Look at the data below and print exactly the lines from its first line through the line with "bottom=bot3, color=grey, edgecolor=edge, lw=1.2)"; the pictures stay out of the copy.

+++++

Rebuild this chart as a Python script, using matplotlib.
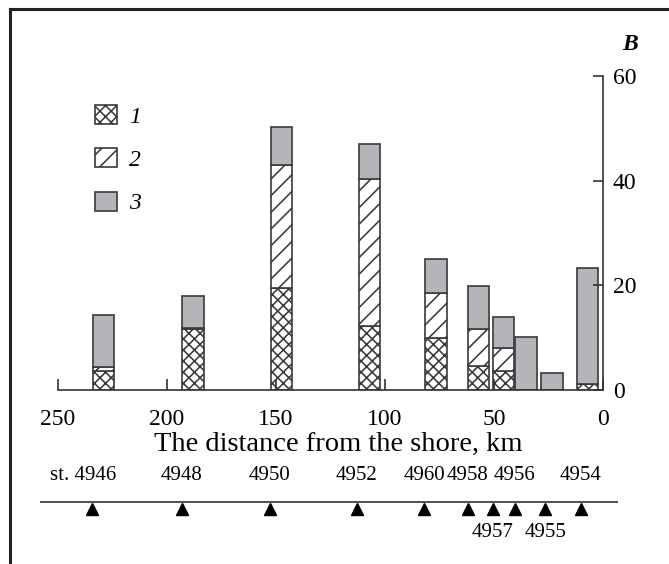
import matplotlib
matplotlib.use("Agg")
import matplotlib.pyplot as plt
from matplotlib.patches import Patch
from matplotlib.lines import Line2D

plt.rcParams['font.family'] = ['Liberation Serif', 'DejaVu Serif']
plt.rcParams['hatch.linewidth'] = 1.15

# bar data (distance from shore, km) and B for components 1, 2, 3
dist = [229, 188, 147.5, 107, 76.6, 57, 45.6, 35.3, 23.4, 7.1]
b1 = [3.7, 11.6, 19.4, 12.2, 9.9, 4.6, 3.6, 0.0, 0.0, 1.1]
b2 = [0.6, 0.3, 23.6, 28.1, 8.6, 7.0, 4.4, 0.0, 0.0, 0.0]
b3 = [10.0, 6.1, 7.3, 6.8, 6.5, 8.3, 6.0, 10.2, 3.2, 22.2]

# stations along the section
st_pos = [234.4, 193.2, 152.8, 113.0, 82.0, 62.0, 50.5, 40.5, 26.5, 10.3]
st_names = ['st. 4946', '4948', '4950', '4952', '4960', '4958', '4957', '4956', '4955', '4954']
st_below = [False, False, False, False, False, False, True, False, True, False]

W, H = 669, 564
fig = plt.figure(figsize=(W / 100, H / 100), dpi=100)

# outer frame (left and top only, as in the scan)
fig.add_artist(Line2D([10 / W, 10 / W], [0, 1 - 9 / H], color='#222222', lw=2.2))
fig.add_artist(Line2D([10 / W, 1], [1 - 9 / H, 1 - 9 / H], color='#222222', lw=2.2))

x0, x1, y0, y1 = 58, 603, 390, 76
ax = fig.add_axes([x0 / W, 1 - y0 / H, (x1 - x0) / W, (y0 - y1) / H])

edge = '#3a3a3a'
grey = '#b4b5b9'
width = 9.8
bot2 = [a for a in b1]
bot3 = [a + b for a, b in zip(b1, b2)]
ax.bar(dist, b1, width=width, color='white', edgecolor=edge, hatch='xxx', lw=1.2)
ax.bar(dist, b2, width=width, bottom=bot2, color='white', edgecolor=edge, hatch='//', lw=1.2)
ax.bar(dist, b3, width=width, bottom=bot3, color=grey, edgecolor=edge, lw=1.2)

ax.set_xlim(250, 0)
ax.set_ylim(0, 60)
ax.spines['left'].set_visible(False)
ax.spines['top'].set_visible(False)
for s in ['bottom', 'right']:
    ax.spines[s].set_color('#333333')
    ax.spines[s].set_linewidth(1.2)
ax.set_xticks([250, 200, 150, 100, 50, 0])
ax.set_yticks([0, 20, 40, 60])
ax.yaxis.tick_right()
ax.tick_params(axis='x', direction='in', length=8, width=1.2, pad=14, labelsize=17, color='#333333')
ax.tick_params(axis='y', direction='in', length=7, width=1.2, pad=7, labelsize=17, color='#333333')
ax.set_facecolor('none')

fig.text(630 / W, 1 - 45 / H, 'B', fontsize=17, fontweight='bold', fontstyle='italic',
         ha='center', va='center')
fig.text(338 / W, 1 - 444 / H, 'The distance from the shore, km', fontsize=20.5,
         ha='center', va='center')

handles = [Patch(facecolor='white', edgecolor=edge, hatch='xxx', lw=1.2),
           Patch(facecolor='white', edgecolor=edge, hatch='//', lw=1.2),
           Patch(facecolor=grey, edgecolor=edge, lw=1.2)]
leg = fig.legend(handles, ['1', '2', '3'], loc='upper left', bbox_to_anchor=(95 / W, 1 - 105 / H),
                 bbox_transform=fig.transFigure, borderpad=0, borderaxespad=0,
                 frameon=False, handlelength=0.95, handleheight=0.85, labelspacing=0.88,
                 handletextpad=0.5, prop={'size': 17, 'style': 'italic'})

# station panel
sx0, sx1 = 40, 618
sax = fig.add_axes([sx0 / W, 1 - 547 / H, (sx1 - sx0) / W, 90 / H])
sax.set_xlim((x1 - sx0) / ((x1 - x0) / 250), (x1 - sx1) / ((x1 - x0) / 250))
sax.set_ylim(-1.6, 1.6)
sax.axis('off')
sax.axhline(0, color='#333333', lw=1.2)
sax.plot(st_pos, [-0.24] * len(st_pos), ls='none', marker='^', color='black', ms=8)
for i, (p, n, b) in enumerate(zip(st_pos, st_names, st_below)):
    yy = -1.1 if b else 0.95
    dx = -9 if n.startswith('st.') else 0
    sax.annotate(n, (p, yy), xytext=(dx * 0.72, 0), textcoords='offset points',
                 ha='center', va='center', fontsize=15)

fig.savefig('out.png', dpi=100)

+++++

■ Exercise answer
Rebuild this chart as a Python script, using matplotlib.
import matplotlib
matplotlib.use("Agg")
import matplotlib.pyplot as plt
from matplotlib.patches import Patch
from matplotlib.lines import Line2D

plt.rcParams['font.family'] = ['Liberation Serif', 'DejaVu Serif']
plt.rcParams['hatch.linewidth'] = 1.15

# bar data (distance from shore, km) and B for components 1, 2, 3
dist = [229, 188, 147.5, 107, 76.6, 57, 45.6, 35.3, 23.4, 7.1]
b1 = [3.7, 11.6, 19.4, 12.2, 9.9, 4.6, 3.6, 0.0, 0.0, 1.1]
b2 = [0.6, 0.3, 23.6, 28.1, 8.6, 7.0, 4.4, 0.0, 0.0, 0.0]
b3 = [10.0, 6.1, 7.3, 6.8, 6.5, 8.3, 6.0, 10.2, 3.2, 22.2]

# stations along the section
st_pos = [234.4, 193.2, 152.8, 113.0, 82.0, 62.0, 50.5, 40.5, 26.5, 10.3]
st_names = ['st. 4946', '4948', '4950', '4952', '4960', '4958', '4957', '4956', '4955', '4954']
st_below = [False, False, False, False, False, False, True, False, True, False]

W, H = 669, 564
fig = plt.figure(figsize=(W / 100, H / 100), dpi=100)

# outer frame (left and top only, as in the scan)
fig.add_artist(Line2D([10 / W, 10 / W], [0, 1 - 9 / H], color='#222222', lw=2.2))
fig.add_artist(Line2D([10 / W, 1], [1 - 9 / H, 1 - 9 / H], color='#222222', lw=2.2))

x0, x1, y0, y1 = 58, 603, 390, 76
ax = fig.add_axes([x0 / W, 1 - y0 / H, (x1 - x0) / W, (y0 - y1) / H])

edge = '#3a3a3a'
grey = '#b4b5b9'
width = 9.8
bot2 = [a for a in b1]
bot3 = [a + b for a, b in zip(b1, b2)]
ax.bar(dist, b1, width=width, color='white', edgecolor=edge, hatch='xxx', lw=1.2)
ax.bar(dist, b2, width=width, bottom=bot2, color='white', edgecolor=edge, hatch='//', lw=1.2)
ax.bar(dist, b3, width=width, bottom=bot3, color=grey, edgecolor=edge, lw=1.2)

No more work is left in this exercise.